Certainly a cherished pastime by many a youngster, and those young at heart, pressing your nose, or lips, against a chilly window pane, then viewing the reaction of warm flesh meeting ice, has always been good entertainment. Or, when it’s early morning, after a painfully frigid night, and the frost on the glass is particularly heavy, who can resist pressing the side of a clenched fist against the pane, then topping the imprint off with the tips of their fingers, creating the all-time classic, little footprint?
Born from generations of high humidity producers, otherwise known as those who enjoy cooking pasta, taking long, hot showers, or who engage in regular conversation involving large gatherings, frosty window art becomes possible when a thin layer of ice forms on the inside glass pane of various windows in the home. Windows of preference often include those in, or close to the kitchen, and especially bathroom windows, since they’re located in prime, high humidity territory.
As much as frosty window art is an exercise in imagery and artistic expression, at least until the sun hits the pane, it’s unfortunately a sign of an unhealthy home environment. Frost on the inside pane of a window occurs when warm, high humidity air, touches the cold surface of the glass, exploding onto the pane, revealing itself as condensation. If the pane of glass is really cold, this condensation will freeze, creating the not so beloved, frosty glass extravaganza.
Condensation and the ensuing frost on your window panes is not a good thing because this moisture eventually melts, running down the glass pane, inevitably settling on the sill. Or, the water could seep through a crack in the sill, or seem in the casing, making its way into the wall cavity. Either way, condensating windows lead to rot or mold.
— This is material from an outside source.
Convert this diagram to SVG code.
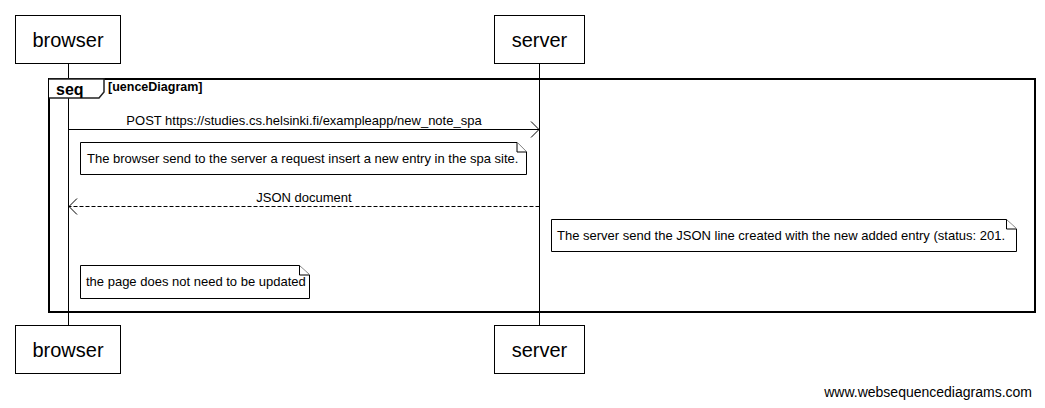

So, what’s the game plan? Well, you’ve got to lower the amount of humidity in the home. The simplest way is to open a window. Although hardly scientific, winter air is very dry, or low in humidity, so when it mixes with your high humidity indoor air, it somewhat creates a balance. The weakness in this strategy is of course knowing when to open or close the window, and properly circulating this new air (perhaps by having the children and whatever pets can follow a pattern, run a circuit around the furniture). Or, you could modify your living habits, perhaps by cutting your shower time down to five minutes, and using only lukewarm water. Plus, maybe lay off the pasta, or anything boiled, fried, or foods essentially requiring heat, since these cooking processes all create moisture. Unfortunately, you’ll have to rely more on garden salads and other similar rabbit foods.
Now, if these solutions seems unlikely, then you’re going to have to get mechanical help. First, make sure all the bathrooms have an exhaust fan that directs air to the exterior, either through the roof, or a side wall. Never vent moist bathroom air into the attic, or into the soffit panels. Next, put these bathroom fans on a timer, having them run while you shower, and a full 15 minutes afterwards. Kitchen fans, similar to bathroom fans, should vent to the exterior. Some kitchen fans have a charcoal filter/interior venting option. Avoid this strategy. Sure, the fan will make for an easy install, eliminating grease and various cooking smells, but the filter cannot absorb steam, the main culprit in our battle against moisture.
If things haven’t cleared up yet, you could invest in a dehumidifier. Although it means having a slightly noisy piece of furniture in the room, and having to manually empty it, or minimally provide a drain source, dehumidifiers are proven effective.
Best bet, invest in a HRV (heat recovery ventilation) unit. HRV’s have become the standard in new homes, and work in conjunction with your furnaces ductwork.